▸ DATASET EXCERPT
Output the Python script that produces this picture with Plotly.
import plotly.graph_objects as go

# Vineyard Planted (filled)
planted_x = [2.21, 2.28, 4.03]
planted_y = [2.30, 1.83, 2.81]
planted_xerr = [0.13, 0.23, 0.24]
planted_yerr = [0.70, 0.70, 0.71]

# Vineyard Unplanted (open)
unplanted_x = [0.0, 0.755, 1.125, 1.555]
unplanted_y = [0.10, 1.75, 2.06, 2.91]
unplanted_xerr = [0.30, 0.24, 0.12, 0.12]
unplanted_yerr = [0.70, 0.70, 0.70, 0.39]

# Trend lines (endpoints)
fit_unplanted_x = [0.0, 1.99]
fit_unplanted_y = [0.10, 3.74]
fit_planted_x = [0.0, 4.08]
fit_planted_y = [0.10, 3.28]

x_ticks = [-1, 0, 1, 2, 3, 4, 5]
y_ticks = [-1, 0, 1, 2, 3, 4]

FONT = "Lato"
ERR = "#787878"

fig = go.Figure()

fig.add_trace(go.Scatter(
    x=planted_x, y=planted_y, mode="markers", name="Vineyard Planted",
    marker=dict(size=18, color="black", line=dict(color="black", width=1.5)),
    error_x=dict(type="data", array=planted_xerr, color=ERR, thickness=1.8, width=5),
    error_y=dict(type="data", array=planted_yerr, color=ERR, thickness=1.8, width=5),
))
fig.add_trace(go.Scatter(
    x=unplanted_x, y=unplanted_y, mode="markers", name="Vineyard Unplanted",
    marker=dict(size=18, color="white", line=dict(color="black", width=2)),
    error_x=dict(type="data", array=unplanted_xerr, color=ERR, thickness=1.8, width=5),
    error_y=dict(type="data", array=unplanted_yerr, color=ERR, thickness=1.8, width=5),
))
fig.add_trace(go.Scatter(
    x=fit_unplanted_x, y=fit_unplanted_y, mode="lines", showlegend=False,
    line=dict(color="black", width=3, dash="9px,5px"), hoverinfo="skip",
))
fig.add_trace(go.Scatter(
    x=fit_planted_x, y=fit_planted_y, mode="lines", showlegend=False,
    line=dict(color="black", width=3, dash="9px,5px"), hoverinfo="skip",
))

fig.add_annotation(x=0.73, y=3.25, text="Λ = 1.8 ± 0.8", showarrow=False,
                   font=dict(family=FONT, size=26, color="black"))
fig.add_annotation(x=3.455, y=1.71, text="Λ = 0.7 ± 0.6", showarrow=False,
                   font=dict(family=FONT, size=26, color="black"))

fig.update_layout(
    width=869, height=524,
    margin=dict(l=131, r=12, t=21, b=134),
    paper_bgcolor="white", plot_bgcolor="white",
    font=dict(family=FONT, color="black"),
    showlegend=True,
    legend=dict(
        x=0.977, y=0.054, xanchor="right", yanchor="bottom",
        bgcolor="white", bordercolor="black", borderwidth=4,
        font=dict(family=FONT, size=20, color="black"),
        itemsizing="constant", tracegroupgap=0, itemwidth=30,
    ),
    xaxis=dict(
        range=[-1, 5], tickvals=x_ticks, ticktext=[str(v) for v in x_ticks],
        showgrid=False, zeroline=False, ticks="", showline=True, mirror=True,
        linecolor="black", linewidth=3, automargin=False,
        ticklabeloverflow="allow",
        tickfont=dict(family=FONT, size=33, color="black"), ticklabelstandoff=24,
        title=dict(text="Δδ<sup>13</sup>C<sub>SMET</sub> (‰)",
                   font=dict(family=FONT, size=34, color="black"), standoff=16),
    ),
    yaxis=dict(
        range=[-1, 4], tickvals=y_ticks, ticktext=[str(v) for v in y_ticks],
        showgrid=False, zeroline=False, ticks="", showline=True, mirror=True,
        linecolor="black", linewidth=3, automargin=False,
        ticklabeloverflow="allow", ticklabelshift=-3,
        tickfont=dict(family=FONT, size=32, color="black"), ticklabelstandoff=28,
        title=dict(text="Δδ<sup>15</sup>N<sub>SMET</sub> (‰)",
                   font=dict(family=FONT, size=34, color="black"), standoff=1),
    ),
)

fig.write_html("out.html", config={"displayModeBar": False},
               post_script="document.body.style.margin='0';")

▸ WHAT IS NEEDED
Your task is to transcribe the material exactly.

▸ EXPECTED ANSWER
Output the Python script that produces this picture with Plotly.
import plotly.graph_objects as go

# Vineyard Planted (filled)
planted_x = [2.21, 2.28, 4.03]
planted_y = [2.30, 1.83, 2.81]
planted_xerr = [0.13, 0.23, 0.24]
planted_yerr = [0.70, 0.70, 0.71]

# Vineyard Unplanted (open)
unplanted_x = [0.0, 0.755, 1.125, 1.555]
unplanted_y = [0.10, 1.75, 2.06, 2.91]
unplanted_xerr = [0.30, 0.24, 0.12, 0.12]
unplanted_yerr = [0.70, 0.70, 0.70, 0.39]

# Trend lines (endpoints)
fit_unplanted_x = [0.0, 1.99]
fit_unplanted_y = [0.10, 3.74]
fit_planted_x = [0.0, 4.08]
fit_planted_y = [0.10, 3.28]

x_ticks = [-1, 0, 1, 2, 3, 4, 5]
y_ticks = [-1, 0, 1, 2, 3, 4]

FONT = "Lato"
ERR = "#787878"

fig = go.Figure()

fig.add_trace(go.Scatter(
    x=planted_x, y=planted_y, mode="markers", name="Vineyard Planted",
    marker=dict(size=18, color="black", line=dict(color="black", width=1.5)),
    error_x=dict(type="data", array=planted_xerr, color=ERR, thickness=1.8, width=5),
    error_y=dict(type="data", array=planted_yerr, color=ERR, thickness=1.8, width=5),
))
fig.add_trace(go.Scatter(
    x=unplanted_x, y=unplanted_y, mode="markers", name="Vineyard Unplanted",
    marker=dict(size=18, color="white", line=dict(color="black", width=2)),
    error_x=dict(type="data", array=unplanted_xerr, color=ERR, thickness=1.8, width=5),
    error_y=dict(type="data", array=unplanted_yerr, color=ERR, thickness=1.8, width=5),
))
fig.add_trace(go.Scatter(
    x=fit_unplanted_x, y=fit_unplanted_y, mode="lines", showlegend=False,
    line=dict(color="black", width=3, dash="9px,5px"), hoverinfo="skip",
))
fig.add_trace(go.Scatter(
    x=fit_planted_x, y=fit_planted_y, mode="lines", showlegend=False,
    line=dict(color="black", width=3, dash="9px,5px"), hoverinfo="skip",
))

fig.add_annotation(x=0.73, y=3.25, text="Λ = 1.8 ± 0.8", showarrow=False,
                   font=dict(family=FONT, size=26, color="black"))
fig.add_annotation(x=3.455, y=1.71, text="Λ = 0.7 ± 0.6", showarrow=False,
                   font=dict(family=FONT, size=26, color="black"))

fig.update_layout(
    width=869, height=524,
    margin=dict(l=131, r=12, t=21, b=134),
    paper_bgcolor="white", plot_bgcolor="white",
    font=dict(family=FONT, color="black"),
    showlegend=True,
    legend=dict(
        x=0.977, y=0.054, xanchor="right", yanchor="bottom",
        bgcolor="white", bordercolor="black", borderwidth=4,
        font=dict(family=FONT, size=20, color="black"),
        itemsizing="constant", tracegroupgap=0, itemwidth=30,
    ),
    xaxis=dict(
        range=[-1, 5], tickvals=x_ticks, ticktext=[str(v) for v in x_ticks],
        showgrid=False, zeroline=False, ticks="", showline=True, mirror=True,
        linecolor="black", linewidth=3, automargin=False,
        ticklabeloverflow="allow",
        tickfont=dict(family=FONT, size=33, color="black"), ticklabelstandoff=24,
        title=dict(text="Δδ<sup>13</sup>C<sub>SMET</sub> (‰)",
                   font=dict(family=FONT, size=34, color="black"), standoff=16),
    ),
    yaxis=dict(
        range=[-1, 4], tickvals=y_ticks, ticktext=[str(v) for v in y_ticks],
        showgrid=False, zeroline=False, ticks="", showline=True, mirror=True,
        linecolor="black", linewidth=3, automargin=False,
        ticklabeloverflow="allow", ticklabelshift=-3,
        tickfont=dict(family=FONT, size=32, color="black"), ticklabelstandoff=28,
        title=dict(text="Δδ<sup>15</sup>N<sub>SMET</sub> (‰)",
                   font=dict(family=FONT, size=34, color="black"), standoff=1),
    ),
)

fig.write_html("out.html", config={"displayModeBar": False},
               post_script="document.body.style.margin='0';")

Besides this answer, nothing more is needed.